EXERCISE DESCRIPTION = Omit all images, then repeat exactly the lines below from the one containing "Clone this chart in matplotlib." through the one containing "fig.savefig('out.png', dpi=100)", both ends included.

(Rows from a dataset of charts and code)
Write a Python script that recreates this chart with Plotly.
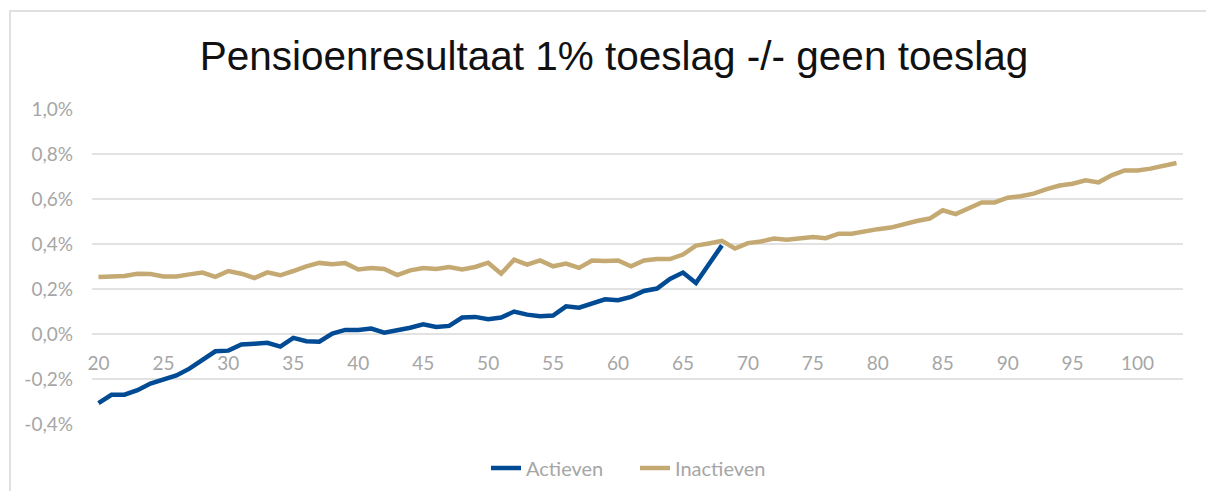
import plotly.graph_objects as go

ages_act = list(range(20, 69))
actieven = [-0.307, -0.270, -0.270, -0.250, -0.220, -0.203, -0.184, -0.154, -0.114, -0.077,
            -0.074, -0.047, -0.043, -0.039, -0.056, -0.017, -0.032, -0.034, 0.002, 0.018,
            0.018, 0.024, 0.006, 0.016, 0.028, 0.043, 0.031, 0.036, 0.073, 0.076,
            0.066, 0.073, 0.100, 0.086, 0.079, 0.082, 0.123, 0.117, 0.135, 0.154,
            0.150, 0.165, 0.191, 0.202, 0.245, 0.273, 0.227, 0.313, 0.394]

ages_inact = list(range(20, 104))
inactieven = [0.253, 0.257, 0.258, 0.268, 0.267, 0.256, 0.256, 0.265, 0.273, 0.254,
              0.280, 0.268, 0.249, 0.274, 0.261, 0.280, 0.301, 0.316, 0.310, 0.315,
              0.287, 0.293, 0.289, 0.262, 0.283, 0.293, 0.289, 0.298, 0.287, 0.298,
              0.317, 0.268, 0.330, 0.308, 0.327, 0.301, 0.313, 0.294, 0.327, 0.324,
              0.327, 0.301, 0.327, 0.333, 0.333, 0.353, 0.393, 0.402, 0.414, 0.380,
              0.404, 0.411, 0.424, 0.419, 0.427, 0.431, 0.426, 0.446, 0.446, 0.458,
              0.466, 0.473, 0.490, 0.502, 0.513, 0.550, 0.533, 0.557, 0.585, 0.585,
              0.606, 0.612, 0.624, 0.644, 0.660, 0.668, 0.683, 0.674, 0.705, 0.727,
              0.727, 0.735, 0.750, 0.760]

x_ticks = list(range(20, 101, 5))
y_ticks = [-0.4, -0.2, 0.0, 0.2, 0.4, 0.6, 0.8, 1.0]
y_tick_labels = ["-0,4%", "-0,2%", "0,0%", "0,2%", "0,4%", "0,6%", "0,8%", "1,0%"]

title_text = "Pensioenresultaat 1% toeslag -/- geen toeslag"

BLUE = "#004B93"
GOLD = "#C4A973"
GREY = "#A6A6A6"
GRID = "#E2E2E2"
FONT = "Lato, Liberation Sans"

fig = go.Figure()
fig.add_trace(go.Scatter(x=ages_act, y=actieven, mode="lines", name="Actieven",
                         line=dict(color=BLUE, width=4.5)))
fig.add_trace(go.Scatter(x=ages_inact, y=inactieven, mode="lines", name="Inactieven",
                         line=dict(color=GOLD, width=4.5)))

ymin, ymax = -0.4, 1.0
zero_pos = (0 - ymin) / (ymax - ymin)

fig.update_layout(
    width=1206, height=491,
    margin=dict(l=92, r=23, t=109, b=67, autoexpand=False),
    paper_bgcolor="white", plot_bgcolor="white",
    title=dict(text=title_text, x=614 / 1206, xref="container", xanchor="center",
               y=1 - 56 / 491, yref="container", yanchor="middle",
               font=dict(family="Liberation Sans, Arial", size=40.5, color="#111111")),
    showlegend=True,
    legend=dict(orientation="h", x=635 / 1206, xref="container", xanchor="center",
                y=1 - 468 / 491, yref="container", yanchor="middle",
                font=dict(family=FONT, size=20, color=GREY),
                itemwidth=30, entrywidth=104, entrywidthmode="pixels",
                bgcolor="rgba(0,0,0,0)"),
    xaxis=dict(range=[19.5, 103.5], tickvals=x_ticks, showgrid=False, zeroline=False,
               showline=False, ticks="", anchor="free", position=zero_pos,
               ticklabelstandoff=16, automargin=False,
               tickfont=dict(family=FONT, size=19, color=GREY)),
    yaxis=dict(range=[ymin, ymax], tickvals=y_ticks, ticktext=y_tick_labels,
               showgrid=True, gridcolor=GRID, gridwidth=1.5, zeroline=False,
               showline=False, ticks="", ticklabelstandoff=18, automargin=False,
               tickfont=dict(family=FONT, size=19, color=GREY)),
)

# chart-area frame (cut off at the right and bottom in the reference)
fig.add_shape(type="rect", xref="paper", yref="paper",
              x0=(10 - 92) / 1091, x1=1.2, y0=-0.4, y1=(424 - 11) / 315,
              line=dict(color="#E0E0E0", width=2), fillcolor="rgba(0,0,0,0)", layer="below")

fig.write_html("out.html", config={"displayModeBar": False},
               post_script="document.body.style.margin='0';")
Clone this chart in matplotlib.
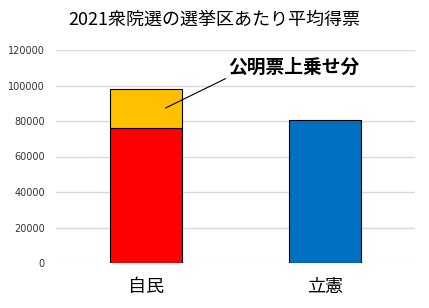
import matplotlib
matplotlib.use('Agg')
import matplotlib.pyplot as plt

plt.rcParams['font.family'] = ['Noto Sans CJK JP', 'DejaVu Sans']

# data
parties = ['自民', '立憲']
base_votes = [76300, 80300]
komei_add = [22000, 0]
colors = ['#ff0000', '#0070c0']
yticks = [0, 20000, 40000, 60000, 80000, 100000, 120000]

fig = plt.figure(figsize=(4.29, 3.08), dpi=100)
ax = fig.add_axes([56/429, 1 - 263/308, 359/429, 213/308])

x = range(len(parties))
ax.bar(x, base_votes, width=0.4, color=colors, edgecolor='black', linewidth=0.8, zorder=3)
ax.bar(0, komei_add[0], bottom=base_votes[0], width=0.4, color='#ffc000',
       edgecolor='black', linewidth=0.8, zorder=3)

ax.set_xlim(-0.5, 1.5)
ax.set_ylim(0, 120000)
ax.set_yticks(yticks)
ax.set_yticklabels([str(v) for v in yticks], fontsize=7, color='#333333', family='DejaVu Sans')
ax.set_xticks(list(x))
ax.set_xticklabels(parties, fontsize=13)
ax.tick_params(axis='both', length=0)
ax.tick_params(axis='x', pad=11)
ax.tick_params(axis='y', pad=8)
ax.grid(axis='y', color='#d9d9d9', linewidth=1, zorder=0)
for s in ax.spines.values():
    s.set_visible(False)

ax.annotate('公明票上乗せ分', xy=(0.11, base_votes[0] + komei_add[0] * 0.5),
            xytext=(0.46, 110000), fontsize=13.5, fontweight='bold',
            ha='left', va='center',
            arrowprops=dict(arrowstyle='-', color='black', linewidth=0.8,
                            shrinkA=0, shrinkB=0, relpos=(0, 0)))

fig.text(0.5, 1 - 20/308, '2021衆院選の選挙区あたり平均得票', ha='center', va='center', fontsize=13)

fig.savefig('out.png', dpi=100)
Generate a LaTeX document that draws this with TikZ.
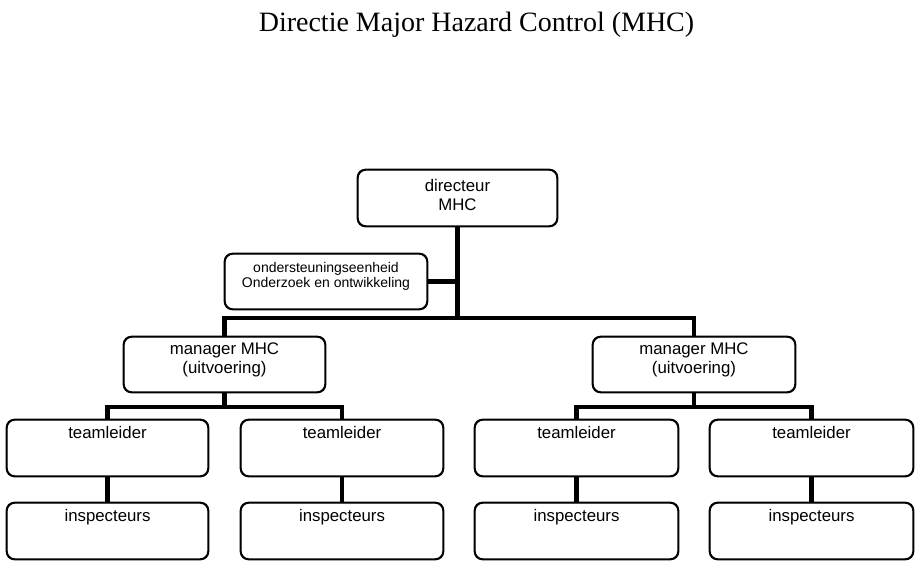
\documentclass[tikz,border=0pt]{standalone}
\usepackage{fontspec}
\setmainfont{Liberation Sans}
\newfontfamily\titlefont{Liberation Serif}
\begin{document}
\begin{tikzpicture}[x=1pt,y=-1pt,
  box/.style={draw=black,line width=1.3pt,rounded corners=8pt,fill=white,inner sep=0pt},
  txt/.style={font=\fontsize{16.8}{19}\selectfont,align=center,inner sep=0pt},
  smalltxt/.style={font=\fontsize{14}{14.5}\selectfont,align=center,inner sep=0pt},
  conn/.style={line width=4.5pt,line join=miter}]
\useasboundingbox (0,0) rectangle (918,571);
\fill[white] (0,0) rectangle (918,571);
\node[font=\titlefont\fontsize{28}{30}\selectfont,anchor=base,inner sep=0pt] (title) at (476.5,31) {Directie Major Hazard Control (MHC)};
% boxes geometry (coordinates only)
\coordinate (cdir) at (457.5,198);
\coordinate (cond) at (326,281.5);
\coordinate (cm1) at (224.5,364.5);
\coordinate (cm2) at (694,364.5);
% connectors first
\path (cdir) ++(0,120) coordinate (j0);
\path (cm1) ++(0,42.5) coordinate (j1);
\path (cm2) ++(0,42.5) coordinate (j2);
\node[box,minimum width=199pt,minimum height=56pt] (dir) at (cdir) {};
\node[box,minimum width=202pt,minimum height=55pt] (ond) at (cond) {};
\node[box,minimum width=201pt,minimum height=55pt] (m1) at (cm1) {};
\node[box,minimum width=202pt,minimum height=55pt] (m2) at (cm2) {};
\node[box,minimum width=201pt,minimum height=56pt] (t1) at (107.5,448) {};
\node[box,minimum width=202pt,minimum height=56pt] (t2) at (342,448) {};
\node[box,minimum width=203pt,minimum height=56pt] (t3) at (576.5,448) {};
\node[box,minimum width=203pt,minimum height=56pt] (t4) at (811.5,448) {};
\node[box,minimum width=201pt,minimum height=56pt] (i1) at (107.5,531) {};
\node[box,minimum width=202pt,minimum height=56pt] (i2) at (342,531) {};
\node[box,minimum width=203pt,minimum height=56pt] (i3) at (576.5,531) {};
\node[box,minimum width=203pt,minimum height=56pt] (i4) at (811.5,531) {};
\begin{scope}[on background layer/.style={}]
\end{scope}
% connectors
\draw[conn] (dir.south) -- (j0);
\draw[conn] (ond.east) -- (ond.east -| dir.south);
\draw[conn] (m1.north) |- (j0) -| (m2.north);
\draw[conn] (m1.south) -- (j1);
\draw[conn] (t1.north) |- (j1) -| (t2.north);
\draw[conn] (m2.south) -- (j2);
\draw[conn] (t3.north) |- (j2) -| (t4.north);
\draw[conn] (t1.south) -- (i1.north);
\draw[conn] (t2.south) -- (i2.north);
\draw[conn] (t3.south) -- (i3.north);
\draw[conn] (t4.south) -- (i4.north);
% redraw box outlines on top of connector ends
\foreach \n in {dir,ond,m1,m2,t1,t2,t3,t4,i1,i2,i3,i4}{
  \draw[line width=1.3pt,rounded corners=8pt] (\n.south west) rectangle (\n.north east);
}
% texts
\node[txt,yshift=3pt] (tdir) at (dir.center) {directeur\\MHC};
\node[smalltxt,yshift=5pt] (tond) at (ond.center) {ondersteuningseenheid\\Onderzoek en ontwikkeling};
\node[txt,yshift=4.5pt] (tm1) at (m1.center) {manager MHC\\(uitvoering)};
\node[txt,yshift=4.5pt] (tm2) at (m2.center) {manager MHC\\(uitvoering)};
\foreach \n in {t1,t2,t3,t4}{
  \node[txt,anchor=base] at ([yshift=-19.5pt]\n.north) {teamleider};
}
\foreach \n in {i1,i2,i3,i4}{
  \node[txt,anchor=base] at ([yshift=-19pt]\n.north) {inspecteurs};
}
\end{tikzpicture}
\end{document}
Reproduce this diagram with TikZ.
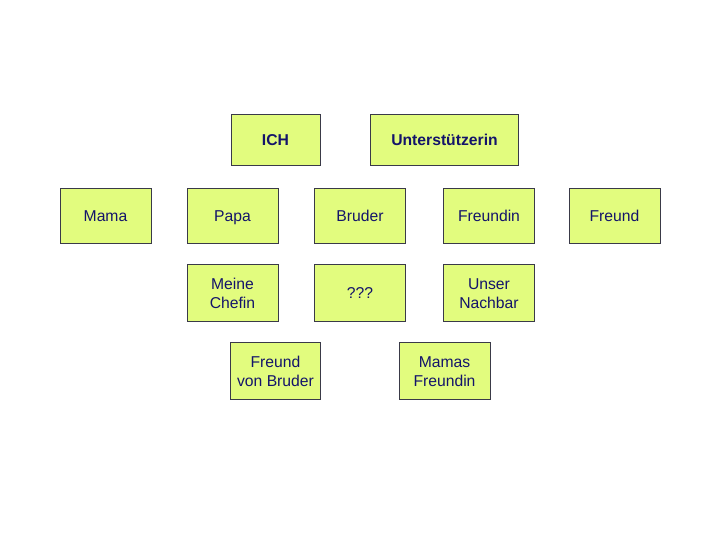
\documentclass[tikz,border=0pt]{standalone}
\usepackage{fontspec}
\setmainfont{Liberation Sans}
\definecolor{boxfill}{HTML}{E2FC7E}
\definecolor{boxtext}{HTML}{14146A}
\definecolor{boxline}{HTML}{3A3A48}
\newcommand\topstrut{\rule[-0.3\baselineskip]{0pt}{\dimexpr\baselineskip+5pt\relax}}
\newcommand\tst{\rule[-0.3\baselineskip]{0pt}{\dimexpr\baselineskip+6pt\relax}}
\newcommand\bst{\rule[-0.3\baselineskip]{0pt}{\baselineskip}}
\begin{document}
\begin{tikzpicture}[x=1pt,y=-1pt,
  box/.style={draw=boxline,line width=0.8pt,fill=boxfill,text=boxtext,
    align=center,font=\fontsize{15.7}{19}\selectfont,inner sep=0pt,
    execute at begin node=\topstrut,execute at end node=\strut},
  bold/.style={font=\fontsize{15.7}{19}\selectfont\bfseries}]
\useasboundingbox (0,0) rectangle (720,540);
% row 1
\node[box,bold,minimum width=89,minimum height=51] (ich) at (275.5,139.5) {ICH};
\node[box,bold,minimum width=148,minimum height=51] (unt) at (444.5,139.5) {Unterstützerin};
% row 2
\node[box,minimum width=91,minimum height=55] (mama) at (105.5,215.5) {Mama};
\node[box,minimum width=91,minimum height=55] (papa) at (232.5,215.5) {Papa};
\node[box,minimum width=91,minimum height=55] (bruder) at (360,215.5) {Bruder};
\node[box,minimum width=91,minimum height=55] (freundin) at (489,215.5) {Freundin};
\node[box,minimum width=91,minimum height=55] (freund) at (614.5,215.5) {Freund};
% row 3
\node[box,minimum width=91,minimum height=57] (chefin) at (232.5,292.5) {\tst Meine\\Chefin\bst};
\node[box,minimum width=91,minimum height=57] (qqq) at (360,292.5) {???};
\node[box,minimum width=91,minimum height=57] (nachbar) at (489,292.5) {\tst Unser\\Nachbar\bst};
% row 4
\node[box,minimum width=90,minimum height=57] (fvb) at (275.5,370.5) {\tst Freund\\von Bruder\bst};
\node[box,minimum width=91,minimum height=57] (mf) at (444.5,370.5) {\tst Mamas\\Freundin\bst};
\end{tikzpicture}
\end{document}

THE RESULT =
Clone this chart in matplotlib.
import matplotlib
matplotlib.use('Agg')
import matplotlib.pyplot as plt

plt.rcParams['font.family'] = ['Noto Sans CJK JP', 'DejaVu Sans']

# data
parties = ['自民', '立憲']
base_votes = [76300, 80300]
komei_add = [22000, 0]
colors = ['#ff0000', '#0070c0']
yticks = [0, 20000, 40000, 60000, 80000, 100000, 120000]

fig = plt.figure(figsize=(4.29, 3.08), dpi=100)
ax = fig.add_axes([56/429, 1 - 263/308, 359/429, 213/308])

x = range(len(parties))
ax.bar(x, base_votes, width=0.4, color=colors, edgecolor='black', linewidth=0.8, zorder=3)
ax.bar(0, komei_add[0], bottom=base_votes[0], width=0.4, color='#ffc000',
       edgecolor='black', linewidth=0.8, zorder=3)

ax.set_xlim(-0.5, 1.5)
ax.set_ylim(0, 120000)
ax.set_yticks(yticks)
ax.set_yticklabels([str(v) for v in yticks], fontsize=7, color='#333333', family='DejaVu Sans')
ax.set_xticks(list(x))
ax.set_xticklabels(parties, fontsize=13)
ax.tick_params(axis='both', length=0)
ax.tick_params(axis='x', pad=11)
ax.tick_params(axis='y', pad=8)
ax.grid(axis='y', color='#d9d9d9', linewidth=1, zorder=0)
for s in ax.spines.values():
    s.set_visible(False)

ax.annotate('公明票上乗せ分', xy=(0.11, base_votes[0] + komei_add[0] * 0.5),
            xytext=(0.46, 110000), fontsize=13.5, fontweight='bold',
            ha='left', va='center',
            arrowprops=dict(arrowstyle='-', color='black', linewidth=0.8,
                            shrinkA=0, shrinkB=0, relpos=(0, 0)))

fig.text(0.5, 1 - 20/308, '2021衆院選の選挙区あたり平均得票', ha='center', va='center', fontsize=13)

fig.savefig('out.png', dpi=100)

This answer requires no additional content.